Вся эта выписка из книги Амедея Тьери „Св. Иоанн Хризостом и императрица Евдоксия“ до такой степени соответствует описанию великой вавилонской твердыни, которое мы уже читали в Апокалипсисе, а роль великого пророка этого времени, Иоанна Хризостома, так подходит к роли автора „Откровения в грозе и буре“, что искать другого было бы совсем неуместно. Однако, приняв во внимание, что большинство современных теологов должны с предубеждением отнестись к моему исследованию, предположим, что все это еще требует доказательств. Начнем разбирать вопрос систематически, как будто мы не имеем еще никаких указаний на личность автора Апокалипсиса, а только знаем из наших астрономических вычислений, что книга была написана под непосредственным впечатлением грозы, пронесшейся над Патмосом 30 сентября 395 юлианского года и землетрясения, всколыхнувшего остров в этот же самый день.

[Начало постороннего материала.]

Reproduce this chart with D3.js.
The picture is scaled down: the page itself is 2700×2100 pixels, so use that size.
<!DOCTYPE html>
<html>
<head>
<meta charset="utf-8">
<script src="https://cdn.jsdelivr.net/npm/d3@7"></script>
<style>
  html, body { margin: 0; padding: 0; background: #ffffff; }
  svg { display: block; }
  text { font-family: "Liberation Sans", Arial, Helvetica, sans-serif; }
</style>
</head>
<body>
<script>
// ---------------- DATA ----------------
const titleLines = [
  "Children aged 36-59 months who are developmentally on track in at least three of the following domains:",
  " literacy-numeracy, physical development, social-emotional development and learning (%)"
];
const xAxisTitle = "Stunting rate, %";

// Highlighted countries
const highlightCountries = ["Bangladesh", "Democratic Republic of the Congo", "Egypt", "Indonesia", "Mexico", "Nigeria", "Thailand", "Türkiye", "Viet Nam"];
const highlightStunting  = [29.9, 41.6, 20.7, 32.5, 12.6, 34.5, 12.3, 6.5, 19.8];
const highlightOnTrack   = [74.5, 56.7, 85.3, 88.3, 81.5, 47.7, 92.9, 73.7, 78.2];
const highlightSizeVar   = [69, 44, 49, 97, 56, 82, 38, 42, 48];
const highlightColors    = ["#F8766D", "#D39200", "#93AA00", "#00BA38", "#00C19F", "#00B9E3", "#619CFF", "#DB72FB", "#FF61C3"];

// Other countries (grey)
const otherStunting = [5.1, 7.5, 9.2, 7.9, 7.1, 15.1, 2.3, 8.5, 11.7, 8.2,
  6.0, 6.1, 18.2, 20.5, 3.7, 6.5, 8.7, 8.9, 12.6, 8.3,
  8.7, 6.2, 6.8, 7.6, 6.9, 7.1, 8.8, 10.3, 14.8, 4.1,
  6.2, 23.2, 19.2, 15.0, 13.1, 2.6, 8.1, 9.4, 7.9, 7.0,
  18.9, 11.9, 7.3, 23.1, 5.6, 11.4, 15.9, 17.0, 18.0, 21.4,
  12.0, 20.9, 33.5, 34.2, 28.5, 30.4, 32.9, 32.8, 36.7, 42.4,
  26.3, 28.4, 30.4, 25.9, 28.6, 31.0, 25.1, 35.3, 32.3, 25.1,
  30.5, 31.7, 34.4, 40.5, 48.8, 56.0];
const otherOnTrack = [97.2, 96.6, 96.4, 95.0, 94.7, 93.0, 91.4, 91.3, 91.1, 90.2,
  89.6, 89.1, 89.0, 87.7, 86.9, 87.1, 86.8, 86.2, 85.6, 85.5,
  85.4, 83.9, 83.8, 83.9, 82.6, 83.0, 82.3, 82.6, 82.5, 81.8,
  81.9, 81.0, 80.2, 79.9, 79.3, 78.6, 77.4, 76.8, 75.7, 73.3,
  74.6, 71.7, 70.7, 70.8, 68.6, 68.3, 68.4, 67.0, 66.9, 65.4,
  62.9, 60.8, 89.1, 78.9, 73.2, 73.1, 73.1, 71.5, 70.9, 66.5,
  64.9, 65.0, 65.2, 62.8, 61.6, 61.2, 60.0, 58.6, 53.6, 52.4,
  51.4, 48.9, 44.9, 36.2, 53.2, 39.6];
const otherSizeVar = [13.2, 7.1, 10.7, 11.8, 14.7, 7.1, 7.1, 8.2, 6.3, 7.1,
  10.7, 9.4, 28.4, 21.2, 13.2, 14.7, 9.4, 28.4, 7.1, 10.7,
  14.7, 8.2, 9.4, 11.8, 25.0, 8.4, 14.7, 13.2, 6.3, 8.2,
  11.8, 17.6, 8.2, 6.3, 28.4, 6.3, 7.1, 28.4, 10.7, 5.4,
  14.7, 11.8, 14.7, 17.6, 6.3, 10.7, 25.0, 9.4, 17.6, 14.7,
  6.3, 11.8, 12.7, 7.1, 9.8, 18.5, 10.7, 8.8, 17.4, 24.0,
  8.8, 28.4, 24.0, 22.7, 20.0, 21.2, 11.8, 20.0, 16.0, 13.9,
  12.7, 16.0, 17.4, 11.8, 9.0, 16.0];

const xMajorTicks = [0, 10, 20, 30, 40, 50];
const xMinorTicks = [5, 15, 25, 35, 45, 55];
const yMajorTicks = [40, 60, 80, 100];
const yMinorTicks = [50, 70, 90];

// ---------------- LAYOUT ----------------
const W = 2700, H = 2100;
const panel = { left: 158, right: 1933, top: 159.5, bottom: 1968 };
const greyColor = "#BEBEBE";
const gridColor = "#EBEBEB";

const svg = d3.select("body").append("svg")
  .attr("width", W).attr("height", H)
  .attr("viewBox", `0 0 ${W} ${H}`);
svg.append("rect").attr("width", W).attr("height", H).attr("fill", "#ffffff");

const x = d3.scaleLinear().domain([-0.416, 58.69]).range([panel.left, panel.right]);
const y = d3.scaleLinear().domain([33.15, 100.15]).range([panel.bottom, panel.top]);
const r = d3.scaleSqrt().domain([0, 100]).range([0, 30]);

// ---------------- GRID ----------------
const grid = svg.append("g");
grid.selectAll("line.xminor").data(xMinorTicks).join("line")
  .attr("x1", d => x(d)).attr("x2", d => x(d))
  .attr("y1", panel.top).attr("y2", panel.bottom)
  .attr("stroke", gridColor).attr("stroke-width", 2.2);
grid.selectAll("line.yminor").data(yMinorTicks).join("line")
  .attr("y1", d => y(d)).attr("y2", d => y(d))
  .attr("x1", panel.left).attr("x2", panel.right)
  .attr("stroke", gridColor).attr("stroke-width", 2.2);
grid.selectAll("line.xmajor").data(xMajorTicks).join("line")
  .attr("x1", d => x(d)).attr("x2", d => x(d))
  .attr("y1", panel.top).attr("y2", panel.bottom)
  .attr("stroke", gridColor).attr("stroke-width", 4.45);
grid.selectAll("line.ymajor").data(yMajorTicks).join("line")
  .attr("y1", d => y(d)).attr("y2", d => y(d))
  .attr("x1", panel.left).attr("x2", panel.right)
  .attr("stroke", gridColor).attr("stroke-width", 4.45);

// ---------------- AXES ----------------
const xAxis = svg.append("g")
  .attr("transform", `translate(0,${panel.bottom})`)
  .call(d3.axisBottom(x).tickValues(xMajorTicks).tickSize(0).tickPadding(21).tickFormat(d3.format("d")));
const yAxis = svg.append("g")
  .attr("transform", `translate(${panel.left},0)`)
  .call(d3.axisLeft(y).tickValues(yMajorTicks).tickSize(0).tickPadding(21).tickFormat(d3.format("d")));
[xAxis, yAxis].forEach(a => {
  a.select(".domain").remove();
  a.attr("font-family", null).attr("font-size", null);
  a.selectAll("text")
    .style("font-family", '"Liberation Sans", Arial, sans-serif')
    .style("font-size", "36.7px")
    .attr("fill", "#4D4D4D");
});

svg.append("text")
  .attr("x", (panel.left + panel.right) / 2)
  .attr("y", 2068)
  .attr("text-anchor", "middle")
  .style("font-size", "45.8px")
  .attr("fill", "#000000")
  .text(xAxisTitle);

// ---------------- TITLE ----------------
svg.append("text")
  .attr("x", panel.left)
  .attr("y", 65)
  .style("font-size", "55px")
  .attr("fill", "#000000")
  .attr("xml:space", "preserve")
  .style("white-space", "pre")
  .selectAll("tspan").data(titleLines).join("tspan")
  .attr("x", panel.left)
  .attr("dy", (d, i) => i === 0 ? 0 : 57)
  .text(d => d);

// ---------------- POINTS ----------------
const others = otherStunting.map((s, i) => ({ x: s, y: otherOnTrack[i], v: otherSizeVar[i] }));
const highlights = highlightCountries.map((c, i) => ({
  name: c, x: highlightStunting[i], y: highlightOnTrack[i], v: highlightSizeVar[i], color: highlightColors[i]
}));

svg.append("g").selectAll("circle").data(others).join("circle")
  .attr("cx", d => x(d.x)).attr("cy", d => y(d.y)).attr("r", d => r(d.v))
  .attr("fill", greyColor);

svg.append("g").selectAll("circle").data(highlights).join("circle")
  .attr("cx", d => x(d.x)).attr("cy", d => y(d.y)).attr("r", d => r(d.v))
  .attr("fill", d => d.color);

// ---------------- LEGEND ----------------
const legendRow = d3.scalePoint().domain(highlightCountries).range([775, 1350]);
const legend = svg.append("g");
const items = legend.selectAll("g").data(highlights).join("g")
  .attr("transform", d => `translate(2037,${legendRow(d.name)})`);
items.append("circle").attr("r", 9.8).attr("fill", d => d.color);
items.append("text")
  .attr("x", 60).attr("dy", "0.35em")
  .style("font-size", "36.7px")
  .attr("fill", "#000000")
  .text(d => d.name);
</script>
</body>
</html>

2) Amedee Thierry: St Jean Chrisostome et 1'imperatrice Eudoxie. 1872 p. 24 etc.

3) Malorum omnium metropolium avariciam: Palladius. Dialogus, p. 18.

4) Intendit (Chrisostomus) sermonem adversus fictam sororiam, ut vocant, vitae societatem, revera autem adversus inverecundam et improbam vitam cum mulieribus illis, quae dicuntur subintroductae (Pallad., ibid.)

5) Hinc iterum ad unguentarium currit collocuturus de aromatibus dominae: uruntur autem virgines unquentis et variis, et pretiosis. Chrisost. de Subintroductis, p. 242.

6) Thierry, p. 34.

7) Т.е. все пышные наряды великой апокалиптической твердыни: „Грузы золота и серебра, и драгоценных камней, и бисера, и тонкого полотна, и шелка, и багряницы, и кипарисового дерева, и изделий из слоновой кости, и всяких произведений из драгоценного дерева, железа, меди и мрамора" ... "и корицы, и каждений, и мира, и ладана, и вина, и елея (Апокал. 18, 12 и 13)".

8) Золотую чашу великой самопродажницы.

9) A. Thierry. St Jean Chrysostome, 34.

10)Amedee Thierry. St Jean Chrisostome et imperatrice Eudoxie. Paris, 1872.